Mais comme tout miracle ou presque, celui de la Vierge pleureuse de Trevignano s'avère un peu trop beau pour être vrai. Un bruit se répand bientôt dans la petite commune: la fondation de Gisella Cardia ne serait que de la poudre aux yeux. Une immense arnaque. Les «repentis», comme on les surnomme, sortent du silence.
En mars 2023, Luigi Avella affirme auprès du quotidien La Repubblica avoir fait don de 123 000 euros à la voyante. De son plein gré, admet-il. Sa femme et lui croyaient sincèrement aux apparitions et aux messages de la Madone.
La somme aurait servi à financer un sanctuaire pour la statue, certes, mais aussi une nouvelle voiture et un garage pour la voyante. Une autre victime présumée confie au journal: «Au début, je la croyais, mais ensuite, elle m'a fait peur.»
Devant l'ampleur du cas, Andrea Cacciotti, enquêteur privé de son état, décide de se saisir de l'affaire et de mettre les choses au clair. Selon ses propres analyses, le sang qui badigeonne chaque mois le visage de la Madone de Trevignano ne serait rien de plus que du... sang de porc.
Début mars, l'affaire explose: le diocèse local annonce une enquête pour «approfondir l'éventuelle phénoménologie des faits» et «comprendre si les événements ont un caractère surnaturel». Habillés en civil, plusieurs inspecteurs de la Curie épiscopale, des «prêtres 007», se glissent dans les réunions. Mêlés à la foule, ils interrogent les personnes rassemblées autour de la statue.
Un mois plus tard, le détective privé Andrea Cacciotti annonce avoir déposé une plainte pénale pour fraude contre la prophète, auprès du bureau du procureur local.
Le lendemain, la voyante est aperçue en train de charger mari, sacs et valises et des sacs dans le coffre de sa voiture. Sans oublier d'y glisser, évidemment, sa statuette pleureuse.
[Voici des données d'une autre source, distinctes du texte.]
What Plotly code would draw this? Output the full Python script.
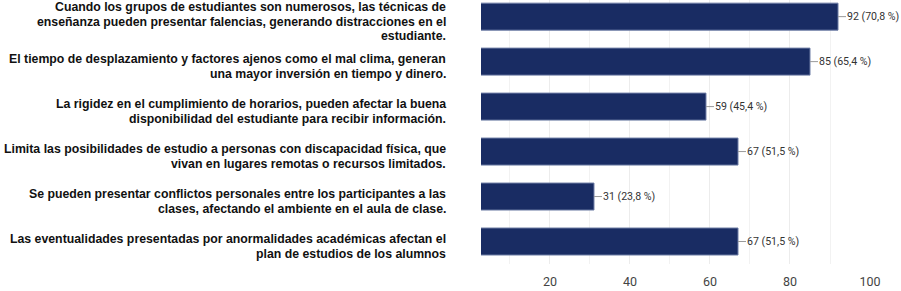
import plotly.graph_objects as go

categories = [
    ["Cuando los grupos de estudiantes son numerosos, las técnicas de",
     "enseñanza pueden presentar falencias, generando distracciones en el",
     "estudiante."],
    ["El tiempo de desplazamiento y factores ajenos como el mal clima, generan",
     "una mayor inversión en tiempo y dinero."],
    ["La rigidez en el cumplimiento de horarios, pueden afectar la buena",
     "disponibilidad del estudiante para recibir información."],
    ["Limita las posibilidades de estudio a personas con discapacidad física, que",
     "vivan en lugares remotas o recursos limitados."],
    ["Se pueden presentar conflictos personales entre los participantes a las",
     "clases, afectando el ambiente en el aula de clase."],
    ["Las eventualidades presentadas por anormalidades académicas afectan el",
     "plan de estudios de los alumnos"],
]
counts = [92, 85, 59, 67, 31, 67]
percents = ["70,8", "65,4", "45,4", "51,5", "23,8", "51,5"]
tick_values = [20, 40, 60, 80, 100]

W, H = 901, 291
L, R, T, B = 481, 31, 0, 27

NARROW = "Roboto, Liberation Sans Narrow, Arial Narrow, sans-serif"

positions = list(range(len(counts)))

fig = go.Figure()
fig.add_trace(go.Bar(
    x=counts, y=positions, orientation="h", width=0.6,
    marker=dict(color="#192c63", line=dict(color="#6a7aa3", width=1)),
    hoverinfo="skip",
))

annotations = []
for i, (c, p) in enumerate(zip(counts, percents)):
    annotations.append(dict(
        x=c, y=i, xref="x", yref="y", text=f"{c} ({p} %)",
        showarrow=True, arrowhead=0, arrowwidth=1, arrowcolor="#9a9a9a",
        ax=8, ay=0, xanchor="left", borderpad=0,
        font=dict(family=NARROW, size=10.6, color="#333333"),
    ))

line_gap = 14.5
for i, lines in enumerate(categories):
    n = len(lines)
    for k, line in enumerate(lines):
        off = 5.0 + (k - (n - 1) / 2) * line_gap
        annotations.append(dict(
            x=0, y=i, xref="paper", yref="y", text=f"<b>{line}</b>",
            showarrow=False, xanchor="right", xshift=-33, yshift=-off,
            font=dict(family="Liberation Sans", size=12.3, color="#111111"),
        ))

fig.update_layout(
    width=W, height=H,
    margin=dict(l=L, r=R, t=T, b=B, pad=0),
    paper_bgcolor="white", plot_bgcolor="white",
    showlegend=False,
    annotations=annotations,
    xaxis=dict(
        range=[2.76, 100], tickvals=tick_values, showgrid=True,
        gridcolor="#ececec", gridwidth=1, zeroline=False, showline=False,
        ticks="", ticklabelstandoff=8,
        tickfont=dict(family=NARROW, size=12.5, color="#444444"),
        minor=dict(dtick=10, tick0=0, showgrid=True, gridcolor="#f2f2f2", gridwidth=1),
        fixedrange=True,
    ),
    yaxis=dict(
        range=[5.5, -0.37], showticklabels=False, showgrid=False,
        zeroline=False, showline=False, fixedrange=True,
    ),
)

fig.write_html("out.html", config={"displayModeBar": False},
               post_script="document.body.style.margin='0';document.body.style.overflow='hidden';")
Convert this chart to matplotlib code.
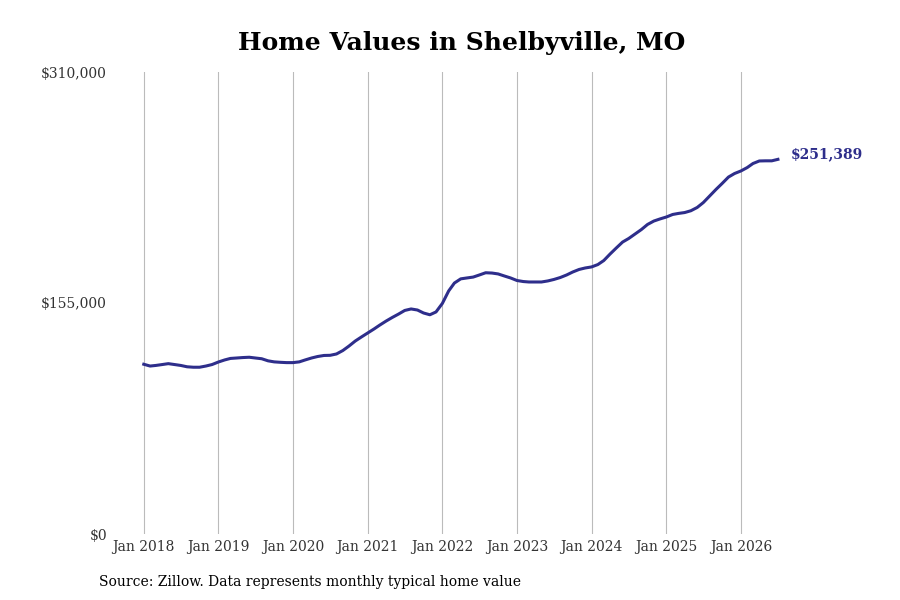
import numpy as np
import pandas as pd
import matplotlib
matplotlib.use('Agg')
import matplotlib.pyplot as plt
import matplotlib.dates as mdates
from matplotlib.ticker import FuncFormatter

# valori mensili stimati dal grafico, Gen 2018 - Lug 2026
valori = [
    113900, 112700, 113100, 113700, 114300, 113700, 113100, 112200, 111900, 111900,
    112700, 113700, 115400, 116800, 117800, 118100, 118400, 118600, 118100, 117600,
    116200, 115500, 115200, 115000, 115000, 115500, 116800, 118100, 119100, 119800,
    119900, 120800, 123100, 126100, 129500, 132200, 134900, 137600, 140200, 142900,
    145300, 147600, 150000, 151000, 150300, 148300, 147100, 149000, 154700, 163100,
    168400, 171200, 171800, 172400, 173800, 175300, 175100, 174500, 173100, 171800,
    170100, 169400, 169100, 169100, 169100, 169800, 170800, 172100, 173800, 175800,
    177500, 178500, 179200, 180800, 183500, 187900, 191900, 195900, 198300, 201300,
    204300, 207700, 210000, 211400, 212700, 214400, 215100, 215700, 216900, 219100,
    222400, 226800, 231200, 235200, 239500, 241900, 243600, 245900, 248600, 250300,
    250400, 250400, 251389,
]
date = pd.date_range('2018-01-01', periods=len(valori), freq='MS')
titolo = 'Home Values in Shelbyville, MO'
fonte = 'Source: Zillow. Data represents monthly typical home value'
y_ticks = [0, 155000, 310000]
colore = '#2e2e8b'

plt.rcParams['font.family'] = 'DejaVu Serif'

fig = plt.figure(figsize=(9, 6), dpi=100)
ax = fig.add_axes([0.125, 0.11, 0.775, 0.77])

ax.plot(date, valori, color=colore, linewidth=2.2)
ax.set_xlim(pd.Timestamp('2017-08-01'), pd.Timestamp('2026-12-05'))
ax.set_ylim(0, 310000)

ax.xaxis.set_major_locator(mdates.YearLocator())
ax.xaxis.set_major_formatter(mdates.DateFormatter('Jan %Y'))
ax.set_yticks(y_ticks)
ax.yaxis.set_major_formatter(FuncFormatter(lambda v, p: '${:,.0f}'.format(v)))

ax.grid(axis='x', color='#bbbbbb', linewidth=0.8)
ax.grid(axis='y', visible=False)
for s in ax.spines.values():
    s.set_visible(False)
ax.tick_params(length=0, labelsize=10, colors='#333333')
ax.tick_params(axis='x', pad=4)
ax.tick_params(axis='y', pad=4)

ax.annotate('${:,.0f}'.format(valori[-1]), xy=(date[-1], valori[-1]),
            xytext=(9.5, 4), textcoords='offset points', color=colore,
            fontsize=10, fontweight='bold', va='center', ha='left')

fig.text(0.5128, 0.928, titolo, ha='center', va='center', fontsize=18, fontweight='bold')
fig.text(0.11, 0.03, fonte, ha='left', va='center', fontsize=10)

fig.savefig('out.png', dpi=100)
Gisella Cardia disparaît. On la dit cachée dans le couvent voisin de San Vincenzo, à Bassano. Ou à l'étranger. Son avocate, elle, assure que sa cliente est «en vacances».
Le 3 mai, la voilà de retour en rock star, vidéaste et garde du corps à bord de son minivan, à Trevignano Romano, clamant que «la Madone est avec moi».
Dans la folle affaire de Trevignano, il ne manquait plus que la prise de position de Sa Sainteté, le pape François, sur ces prétendus miracles. Sans évoquer directement le cas de la Vierge de Trevignano, le souverain de l'Eglise est allé de son (subtil) commentaire le 4 juin dernier, sur le plateau de la télévision publique italienne.
L'allusion est un coup pour Gisella Cardia, qui espérait depuis longtemps une reconnaissance du Vatican. D'ailleurs, en parlant de la «prophète»: l'insaisissable voyante était de retour à Trevignagno le 3 juin dernier, pour assurer son rendez-vous mensuel. «Un flop de plus», juge pour sa part la presse locale, devant ce sermon qui ressemblait à un appel à peine voilé aux derniers fidèles à ne pas prendre leurs jambes à leur cou.
Alors que le procureur local hésite toujours à ouvrir une enquête officielle, Gisella Cardia peut au moins se consoler: jamais encore le Saint-Père ne s'était encore jamais rendu dans un studio de télévision.
Au fond, la voyante est à l'origine d'un petit miracle.